> _GOAL OF THE EXERCISE_: Search the records that follow and extract every line containing the string "this".

> _DATA RECORDS_:
####################

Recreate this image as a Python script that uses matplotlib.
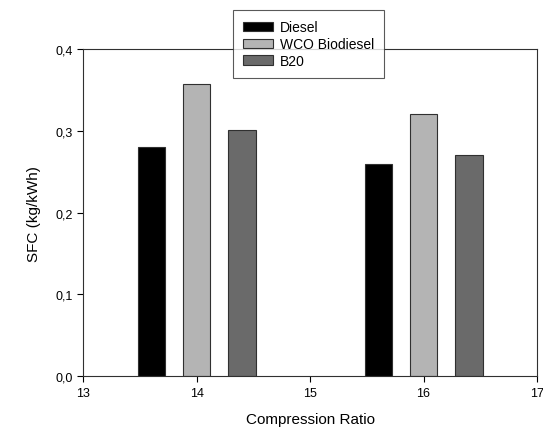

####################

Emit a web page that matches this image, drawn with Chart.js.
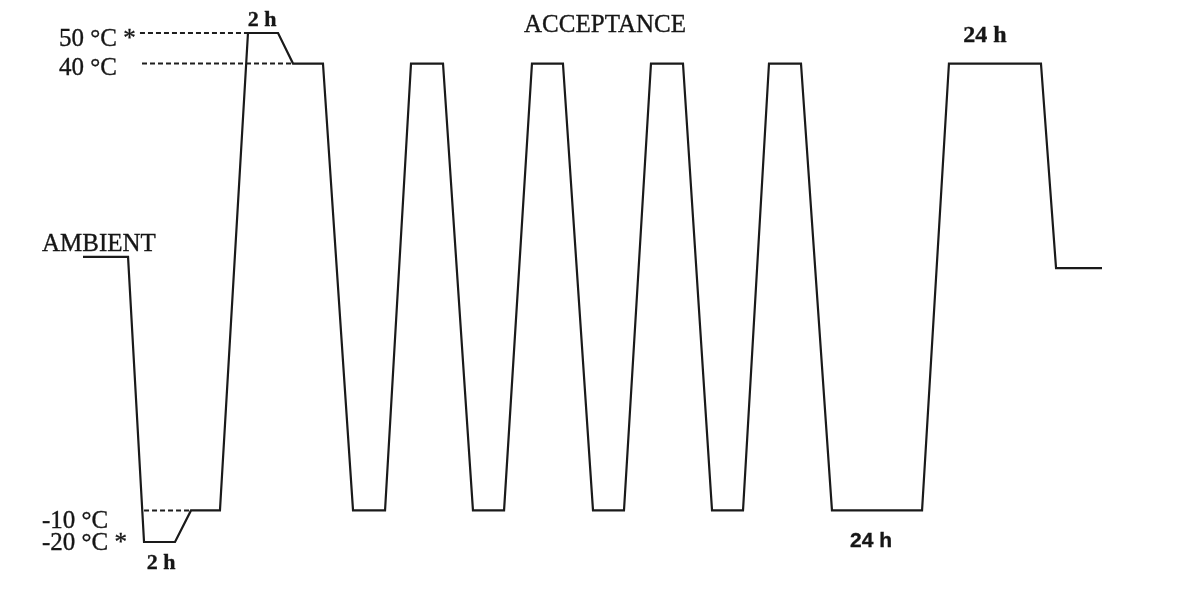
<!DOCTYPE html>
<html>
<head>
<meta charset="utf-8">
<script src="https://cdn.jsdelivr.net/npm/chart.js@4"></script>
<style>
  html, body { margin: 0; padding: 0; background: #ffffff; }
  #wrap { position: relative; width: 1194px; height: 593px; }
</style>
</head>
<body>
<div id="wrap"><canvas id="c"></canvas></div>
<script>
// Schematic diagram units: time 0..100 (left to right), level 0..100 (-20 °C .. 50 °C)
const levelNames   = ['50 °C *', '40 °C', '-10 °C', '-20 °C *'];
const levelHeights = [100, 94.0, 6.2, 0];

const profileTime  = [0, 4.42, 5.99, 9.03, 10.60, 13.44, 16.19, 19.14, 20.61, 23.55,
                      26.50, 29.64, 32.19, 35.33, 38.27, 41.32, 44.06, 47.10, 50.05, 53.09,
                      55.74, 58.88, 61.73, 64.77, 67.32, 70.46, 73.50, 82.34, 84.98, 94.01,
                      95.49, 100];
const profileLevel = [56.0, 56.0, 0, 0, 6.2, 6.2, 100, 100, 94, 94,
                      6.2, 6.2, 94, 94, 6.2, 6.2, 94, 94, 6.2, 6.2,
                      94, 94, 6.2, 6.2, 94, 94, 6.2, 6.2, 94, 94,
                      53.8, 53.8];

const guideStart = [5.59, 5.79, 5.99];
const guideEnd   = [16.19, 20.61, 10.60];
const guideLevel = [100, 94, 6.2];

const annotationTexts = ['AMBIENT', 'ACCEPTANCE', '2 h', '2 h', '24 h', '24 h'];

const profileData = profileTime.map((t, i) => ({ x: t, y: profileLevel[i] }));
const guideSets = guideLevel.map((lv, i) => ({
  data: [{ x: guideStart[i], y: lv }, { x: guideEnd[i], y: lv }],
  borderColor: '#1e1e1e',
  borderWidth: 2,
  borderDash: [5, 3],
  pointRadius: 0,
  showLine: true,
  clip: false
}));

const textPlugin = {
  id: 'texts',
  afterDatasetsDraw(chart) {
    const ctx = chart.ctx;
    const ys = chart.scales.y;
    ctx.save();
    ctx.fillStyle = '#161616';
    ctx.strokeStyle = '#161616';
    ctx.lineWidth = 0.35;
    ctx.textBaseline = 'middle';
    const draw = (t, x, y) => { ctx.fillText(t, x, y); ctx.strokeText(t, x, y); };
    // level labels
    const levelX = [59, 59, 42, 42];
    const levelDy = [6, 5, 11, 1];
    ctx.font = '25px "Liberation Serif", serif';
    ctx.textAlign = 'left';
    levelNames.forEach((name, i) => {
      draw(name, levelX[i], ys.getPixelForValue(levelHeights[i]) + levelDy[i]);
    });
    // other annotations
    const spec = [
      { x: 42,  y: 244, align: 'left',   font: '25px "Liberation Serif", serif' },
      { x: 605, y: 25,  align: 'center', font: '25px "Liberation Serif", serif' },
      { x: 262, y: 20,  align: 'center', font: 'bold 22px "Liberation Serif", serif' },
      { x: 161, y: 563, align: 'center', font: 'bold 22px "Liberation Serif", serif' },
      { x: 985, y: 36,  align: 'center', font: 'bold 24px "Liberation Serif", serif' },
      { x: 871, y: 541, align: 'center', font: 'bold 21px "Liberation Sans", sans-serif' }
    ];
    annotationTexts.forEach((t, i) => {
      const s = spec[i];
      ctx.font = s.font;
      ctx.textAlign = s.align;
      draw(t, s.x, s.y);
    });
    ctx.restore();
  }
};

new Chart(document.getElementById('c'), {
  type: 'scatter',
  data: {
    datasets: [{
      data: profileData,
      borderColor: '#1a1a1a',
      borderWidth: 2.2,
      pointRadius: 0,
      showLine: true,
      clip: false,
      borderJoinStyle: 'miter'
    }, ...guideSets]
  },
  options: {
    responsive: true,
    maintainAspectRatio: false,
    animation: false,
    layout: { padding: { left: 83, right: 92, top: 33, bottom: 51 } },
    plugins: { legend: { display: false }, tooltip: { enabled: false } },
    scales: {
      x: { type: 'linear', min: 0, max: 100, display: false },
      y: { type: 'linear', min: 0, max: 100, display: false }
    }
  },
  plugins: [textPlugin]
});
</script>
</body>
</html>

####################

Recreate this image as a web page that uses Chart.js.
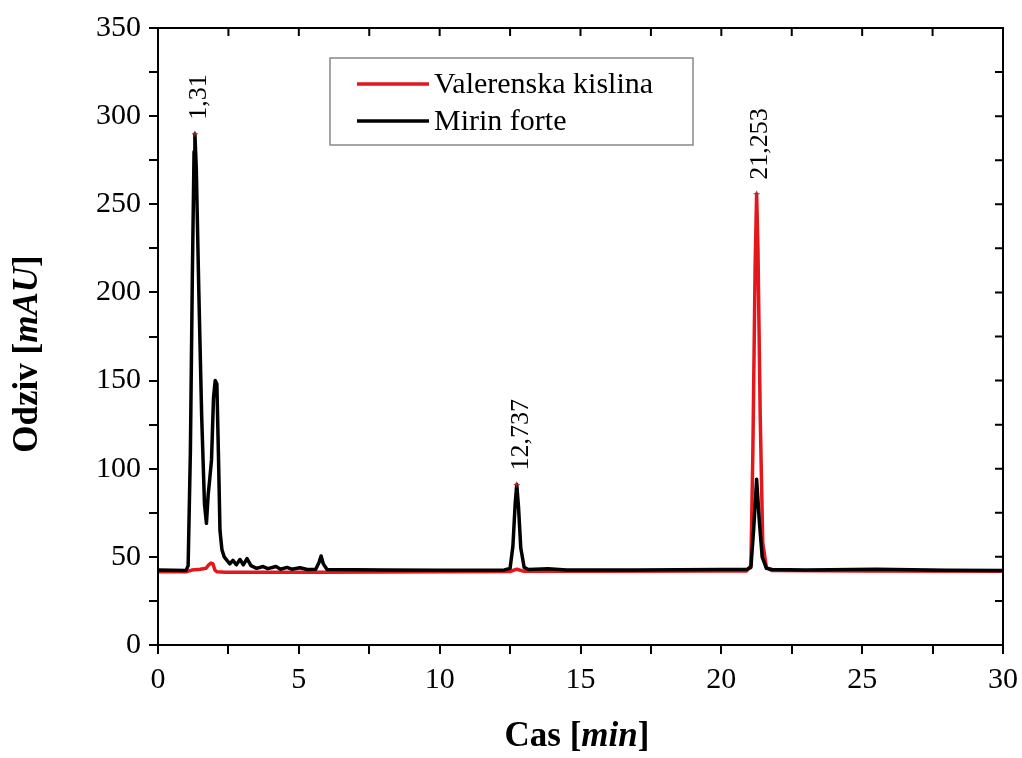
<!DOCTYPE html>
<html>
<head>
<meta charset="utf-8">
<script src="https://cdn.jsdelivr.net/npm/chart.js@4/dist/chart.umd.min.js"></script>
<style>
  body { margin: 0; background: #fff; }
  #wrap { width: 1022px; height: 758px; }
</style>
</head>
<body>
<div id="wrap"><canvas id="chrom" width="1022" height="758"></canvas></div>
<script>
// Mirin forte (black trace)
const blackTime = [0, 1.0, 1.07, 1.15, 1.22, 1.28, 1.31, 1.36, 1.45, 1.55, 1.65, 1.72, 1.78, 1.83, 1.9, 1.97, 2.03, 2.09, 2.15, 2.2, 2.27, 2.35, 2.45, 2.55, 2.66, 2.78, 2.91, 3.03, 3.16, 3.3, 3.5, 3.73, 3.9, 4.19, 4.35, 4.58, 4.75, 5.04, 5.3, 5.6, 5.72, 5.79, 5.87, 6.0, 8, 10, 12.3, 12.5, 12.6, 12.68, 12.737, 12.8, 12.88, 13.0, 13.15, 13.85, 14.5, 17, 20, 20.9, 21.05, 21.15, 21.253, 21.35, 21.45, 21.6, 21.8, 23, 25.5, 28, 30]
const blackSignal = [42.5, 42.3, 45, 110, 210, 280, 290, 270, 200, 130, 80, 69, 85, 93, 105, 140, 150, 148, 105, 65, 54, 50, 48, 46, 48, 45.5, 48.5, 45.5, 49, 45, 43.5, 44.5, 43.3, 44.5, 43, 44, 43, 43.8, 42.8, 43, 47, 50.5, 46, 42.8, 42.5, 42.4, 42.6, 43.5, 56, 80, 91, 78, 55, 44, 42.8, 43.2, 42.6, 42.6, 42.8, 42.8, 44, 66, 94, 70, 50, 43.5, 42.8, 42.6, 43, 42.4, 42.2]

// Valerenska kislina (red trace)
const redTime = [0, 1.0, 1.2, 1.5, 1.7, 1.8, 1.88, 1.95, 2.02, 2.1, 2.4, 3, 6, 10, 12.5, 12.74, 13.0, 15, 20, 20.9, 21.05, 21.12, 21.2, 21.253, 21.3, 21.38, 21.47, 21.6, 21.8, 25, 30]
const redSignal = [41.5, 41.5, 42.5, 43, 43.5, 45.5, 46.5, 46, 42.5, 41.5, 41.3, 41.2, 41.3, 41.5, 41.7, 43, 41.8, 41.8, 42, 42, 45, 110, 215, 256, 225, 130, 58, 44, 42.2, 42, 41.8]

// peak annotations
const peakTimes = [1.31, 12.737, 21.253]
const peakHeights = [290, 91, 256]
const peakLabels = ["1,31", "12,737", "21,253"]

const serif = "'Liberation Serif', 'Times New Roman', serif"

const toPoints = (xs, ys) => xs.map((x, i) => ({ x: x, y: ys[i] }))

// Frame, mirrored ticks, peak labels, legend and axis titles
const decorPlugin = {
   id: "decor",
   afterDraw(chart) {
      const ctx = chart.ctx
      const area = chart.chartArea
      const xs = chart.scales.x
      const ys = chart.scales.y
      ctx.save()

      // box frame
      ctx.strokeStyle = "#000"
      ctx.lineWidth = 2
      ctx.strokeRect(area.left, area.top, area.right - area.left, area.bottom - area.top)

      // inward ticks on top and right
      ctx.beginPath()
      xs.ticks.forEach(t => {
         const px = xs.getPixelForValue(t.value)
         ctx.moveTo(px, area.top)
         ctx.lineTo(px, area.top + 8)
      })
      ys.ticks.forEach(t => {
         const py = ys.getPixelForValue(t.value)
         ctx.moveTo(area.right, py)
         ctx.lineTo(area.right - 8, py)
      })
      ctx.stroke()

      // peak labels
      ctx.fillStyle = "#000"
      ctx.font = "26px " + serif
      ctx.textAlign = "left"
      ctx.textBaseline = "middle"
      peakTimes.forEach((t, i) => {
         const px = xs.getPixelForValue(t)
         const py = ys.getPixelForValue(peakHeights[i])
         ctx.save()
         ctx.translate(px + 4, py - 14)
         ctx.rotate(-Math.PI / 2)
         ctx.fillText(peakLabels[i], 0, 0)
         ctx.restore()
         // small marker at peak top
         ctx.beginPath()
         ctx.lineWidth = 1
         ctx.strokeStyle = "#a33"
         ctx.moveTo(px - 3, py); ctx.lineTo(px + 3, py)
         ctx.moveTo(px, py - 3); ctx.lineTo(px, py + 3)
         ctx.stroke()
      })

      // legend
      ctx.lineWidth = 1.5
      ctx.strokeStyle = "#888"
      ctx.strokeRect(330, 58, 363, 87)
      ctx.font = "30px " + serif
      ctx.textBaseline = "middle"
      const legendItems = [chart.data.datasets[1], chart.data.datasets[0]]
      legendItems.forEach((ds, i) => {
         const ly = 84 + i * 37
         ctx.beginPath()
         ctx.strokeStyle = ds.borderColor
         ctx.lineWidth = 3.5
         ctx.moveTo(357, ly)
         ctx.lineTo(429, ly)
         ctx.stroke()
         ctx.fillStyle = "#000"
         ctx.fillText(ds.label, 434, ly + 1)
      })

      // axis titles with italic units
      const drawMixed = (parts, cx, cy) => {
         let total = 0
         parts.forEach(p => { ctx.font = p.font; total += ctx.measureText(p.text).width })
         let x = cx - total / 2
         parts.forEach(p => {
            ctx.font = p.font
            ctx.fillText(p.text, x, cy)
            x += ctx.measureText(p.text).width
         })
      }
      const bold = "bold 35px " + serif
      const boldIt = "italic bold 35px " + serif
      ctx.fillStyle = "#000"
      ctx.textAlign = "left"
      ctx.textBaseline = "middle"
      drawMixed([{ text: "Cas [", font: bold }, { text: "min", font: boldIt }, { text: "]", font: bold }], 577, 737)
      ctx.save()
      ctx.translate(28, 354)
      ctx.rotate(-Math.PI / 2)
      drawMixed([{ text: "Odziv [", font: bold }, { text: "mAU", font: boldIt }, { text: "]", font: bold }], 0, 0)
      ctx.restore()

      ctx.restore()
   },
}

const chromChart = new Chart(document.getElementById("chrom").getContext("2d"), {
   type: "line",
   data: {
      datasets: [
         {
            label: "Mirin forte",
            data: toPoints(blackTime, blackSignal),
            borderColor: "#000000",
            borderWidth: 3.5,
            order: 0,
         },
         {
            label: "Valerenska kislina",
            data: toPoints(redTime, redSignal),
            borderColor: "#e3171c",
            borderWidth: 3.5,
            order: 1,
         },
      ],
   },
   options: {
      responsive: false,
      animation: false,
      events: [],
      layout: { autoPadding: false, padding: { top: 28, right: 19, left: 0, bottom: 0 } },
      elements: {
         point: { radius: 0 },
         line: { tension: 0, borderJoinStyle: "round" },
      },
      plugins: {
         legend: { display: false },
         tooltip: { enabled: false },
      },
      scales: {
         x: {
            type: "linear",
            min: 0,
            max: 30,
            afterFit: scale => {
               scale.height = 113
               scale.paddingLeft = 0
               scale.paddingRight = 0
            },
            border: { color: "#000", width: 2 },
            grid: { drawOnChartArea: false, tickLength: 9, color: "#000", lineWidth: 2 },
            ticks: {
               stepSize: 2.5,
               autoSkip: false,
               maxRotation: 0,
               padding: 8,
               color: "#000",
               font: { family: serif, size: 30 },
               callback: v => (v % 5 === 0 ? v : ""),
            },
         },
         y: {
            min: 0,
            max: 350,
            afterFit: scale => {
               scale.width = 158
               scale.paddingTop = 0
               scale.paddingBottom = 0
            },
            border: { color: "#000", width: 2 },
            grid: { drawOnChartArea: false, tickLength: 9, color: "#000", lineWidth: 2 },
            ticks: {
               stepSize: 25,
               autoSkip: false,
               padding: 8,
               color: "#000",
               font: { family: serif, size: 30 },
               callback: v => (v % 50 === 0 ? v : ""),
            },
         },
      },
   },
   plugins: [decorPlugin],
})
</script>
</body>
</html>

####################

> _FULL ANSWER_:
Recreate this image as a Python script that uses matplotlib.
Emit a web page that matches this image, drawn with Chart.js.
Recreate this image as a web page that uses Chart.js.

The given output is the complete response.